How to tell the difference between copies, clone files, and hard links

APFS has several ways of creating copies or links to files that can be confused. These are:

  • conventional copy, to create a completely separate file
  • clone file, a separate file that has common data with the original
  • symbolic link or symlink, that’s just a path pointing to the original
  • hard link, that’s really exactly the same file in disguise
  • Finder alias, a more complex bookmark pointing to the original.

Symlinks and Finder aliases are easy to distinguish, as their icons have an arrow superimposed, and Get Info tells you they’re an Alias. While symlinks take almost no space at all, Finder aliases take a bit more. But at first sight, copies, clones and hard links all look identical. This article explores how you can tell them apart without resorting to Terminal’s command line.

First, a warning of a longstanding problem in the Finder: it can’t tell them apart, and can’t account correctly for the space they take on disk. To see what I mean, create a folder and a chunky file inside it, which I’ll call MyBigFile.tiff. In Terminal, create five hard links to it, numbered 2-5, using commands like
ln MyBigFile.tiff MyBigFile2.tiff
Then for good measure, clone MyBigFile.tiff twice by duplicating it in the Finder to create MyBigFileclone.tiff and MyBigFileclone2.tiff.

Select all seven files, and press Control-Command-I or Option-Command-I to Get Info on multiple items, and you’ll see the Finder thinks each of those seven files takes the same space on disk, in my case totalling 70 GB, even though we know that there’s only 10 GB of data stored between them. This has been a persistent shortcoming in the Finder since long before the introduction of APFS, and applies to both clone files and hard links.

Conventional copy

fileobject1

When we make a conventional copy of a file, a new inode is created for it, and each of the items that make up that file are copied, including the data stored in its file extents. This requires the same amount of additional disk space as used by the original file, as there’s nothing in common between the two files.

Clone file

fileobject3

Instead of duplicating everything, only the inode and its attributes (blue and pink) are duplicated to create a clone file, together with their file extent information. You can verify this by inspecting the numbers of those inodes, as they’re different, and information in the attributes such as the file’s name will also be different. There’s a flag in the file’s attributes to indicate that cloning has taken place.

Hard link

In hard links, exactly the same file is accessed through two different file paths. Although other file systems may handle this differently, according to Apple’s reference to APFS, this is how it handles hard links.

fileobject6

When you create a hard link to a file (blue), APFS creates two siblings (purple) with their own IDs and links, including different paths and names as appropriate. Those don’t replace the original inode, and there remains a single file object for the whole of that hardlinked file. Inode attributes keep a count of the number of links they have to siblings in their link (or reference) count. Normally, when a file has no hard links that’s one, and there are no sibling files. When a file is to be deleted, if its link count is only 1, the file and all its associated components can be removed, subject to the requirements of any clones and applicable snapshots. If the link count is greater than 1, then only the sibling being removed is deleted.

Using Precize

As the Finder can’t tell us which are hard links and which are clone files, we can resort to a utility like my free Precize. Drop the file onto its app icon, and these are what you should see.
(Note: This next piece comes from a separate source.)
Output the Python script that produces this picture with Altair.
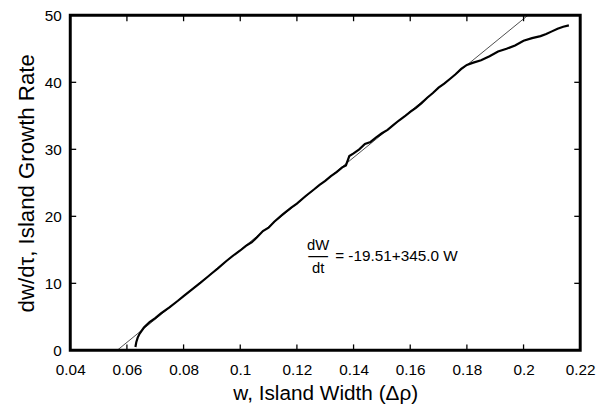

This is the original file, which has now got four hard links and has two clones as well. If you drop any of those hard links onto Precize, you’ll see they’re the same file, with the same inode number given at the top in the volfs path and FileRefURL, in this case 8513451. Look at the bottom, and their Ref count is given as 5, because all five are hardlinked together to the same file. Because we’ve also cloned this file, the Clone checkbox at the bottom is ticked.

This is one of the two clone files made from that original. Because this is a different file that just happens to point to the same data, it has a different inode number in the volfs path and FileRefURL. Its Clone checkbox is ticked, as it is a clone, but it only has a single Ref count, as none of the hard links point to this clone file.

The same goes for the second clone, with its own inode number, ticked as a Clone, and single Ref count.

Are they identical?

The final question you might ask is whether files are identical. In the case of hard links, the answer is simple: as they’re the same file in disguise, yes, they are absolutely identical.

Clones require a bit more work, as they will continue to be shown as clones even though their contents may be quite different by then. The best answer is to compute the SHA-256 hash of the file’s data, and compare that between two clones. If you’re interested in any of their metadata contained in their extended attributes, then you’ll need to check those as well.